Hammer Museum

Hammer Projects: Oliver Payne and Keiichi Tanaami

06 May - 27 Aug 2017

Oliver Payne and Keiichi Tanaami, Untitled, 2015
Ink and digital print stickers on paper. 17 15/16 × 14 7/8 in. (45.6 × 37.8 cm)Courtesy of the artists; Gavin Brown’s enterprise, New York; and Nanzuka, Tokyo
HAMMER PROJECTS: OLIVER PAYNE AND KEIICHI TANAAMI
6 May – 27 August 2017

Curated by Aram Moshayedi

In a suite of collages, Payne and Tanaami merge their distinct artistic sensibilities with histories of desire and consumption into a single hallucinatory fantasy. As a progenitor of Japanese Pop art in the late 1960s, Tanaami has been an influential figure in postwar Japan, impacting the ways in which many artists, including Payne, consider their work in relation to forms of popular culture. In particular, Payne focuses on characteristics of video game culture that are analogous to broader social and philosophical concepts. Thus, the collaboration reflects a wider cultural exchange of ideas that Tanaami—as part of an international pop movement—has played an instrumental role in developing.

This presentation marks the first collaboration between the artists. As a true fan, and an artist who organizes his practice through the logic of fandom, Payne holds Tanaami’s work in high regard. Their process began with a series of drawings that Tanaami executed, which became the groundwork for Payne’s meticulous application of bullet hell stickers. The collages bring together two disparate senses of pictorial space and seek to approximate the visual logic of video games. As a recurring theme in his work, Payne considers the processes of art viewership to be analogous to how a player might identify with a given screen.

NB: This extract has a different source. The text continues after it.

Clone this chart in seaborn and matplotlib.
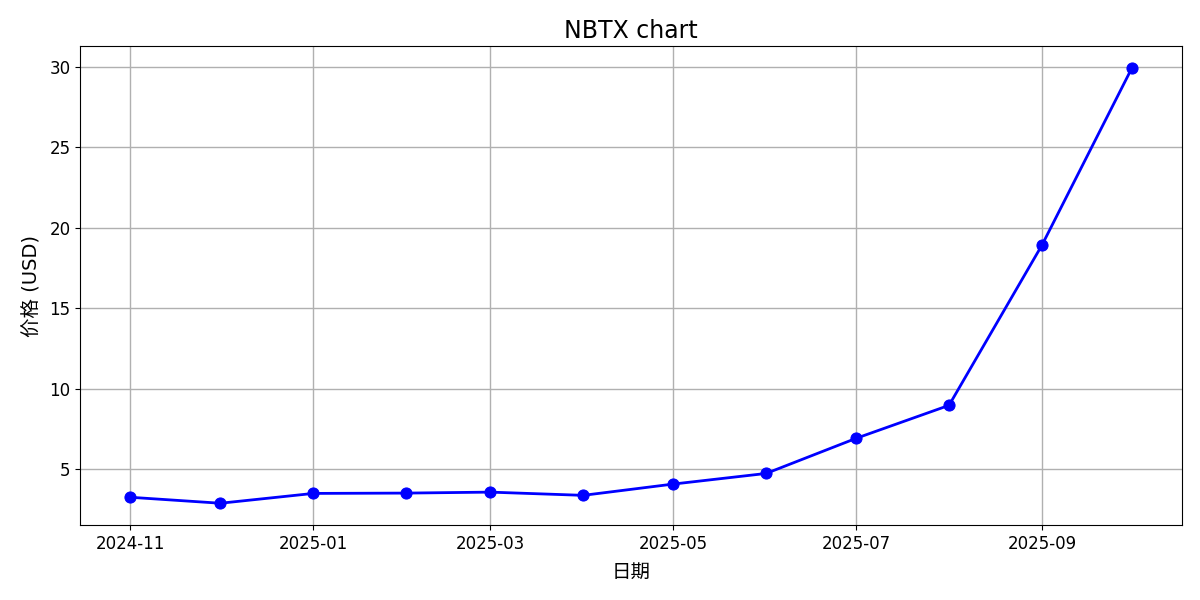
import matplotlib
matplotlib.use("Agg")
import matplotlib.pyplot as plt
import matplotlib.dates as mdates
import seaborn as sns
import pandas as pd

dates = ["2024-11-01", "2024-12-01", "2025-01-01", "2025-02-01", "2025-03-01", "2025-04-01",
         "2025-05-01", "2025-06-01", "2025-07-01", "2025-08-01", "2025-09-01", "2025-10-01"]
prices = [3.26, 2.89, 3.50, 3.52, 3.58, 3.38, 4.08, 4.74, 6.92, 8.97, 18.92, 29.92]

df = pd.DataFrame({"date": pd.to_datetime(dates), "price": prices})

plt.rcParams['font.family'] = ['DejaVu Sans', 'Noto Sans CJK SC']

fig, ax = plt.subplots(figsize=(12, 6), dpi=100)
sns.lineplot(data=df, x="date", y="price", ax=ax, color="blue", marker="o",
             markersize=8, markeredgecolor="blue", linewidth=2)

ax.set_title("NBTX chart", fontsize=17)
ax.set_xlabel("日期", fontsize=14, labelpad=7)
ax.set_ylabel("价格 (USD)", fontsize=14, labelpad=6)
ax.tick_params(labelsize=12)
ax.xaxis.set_major_locator(mdates.MonthLocator(bymonth=[1, 3, 5, 7, 9, 11]))
ax.xaxis.set_major_formatter(mdates.DateFormatter("%Y-%m"))
ax.grid(True, color="#b0b0b0", linewidth=1)

fig.subplots_adjust(left=0.067, right=0.985, top=0.923, bottom=0.125)
fig.savefig("out.png")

Much like a kaleidoscopic curtain of distractions in a classic arcade game, the stickers become a scrim through which Tanaami’s drawn figures reveal themselves. The viewer’s eye must, therefore, navigate each image, deciphering the seemingly chaotic array of projectiles, bombs, and other forms of ballistic assault. As much as these works presume a viewing scenario that is upright, horizontal, and wallbound, they are also meant to be read from the orientation of a gamer, who identifies with an avatar at the bottom of a screen as it battles its way upward to the objective of victory.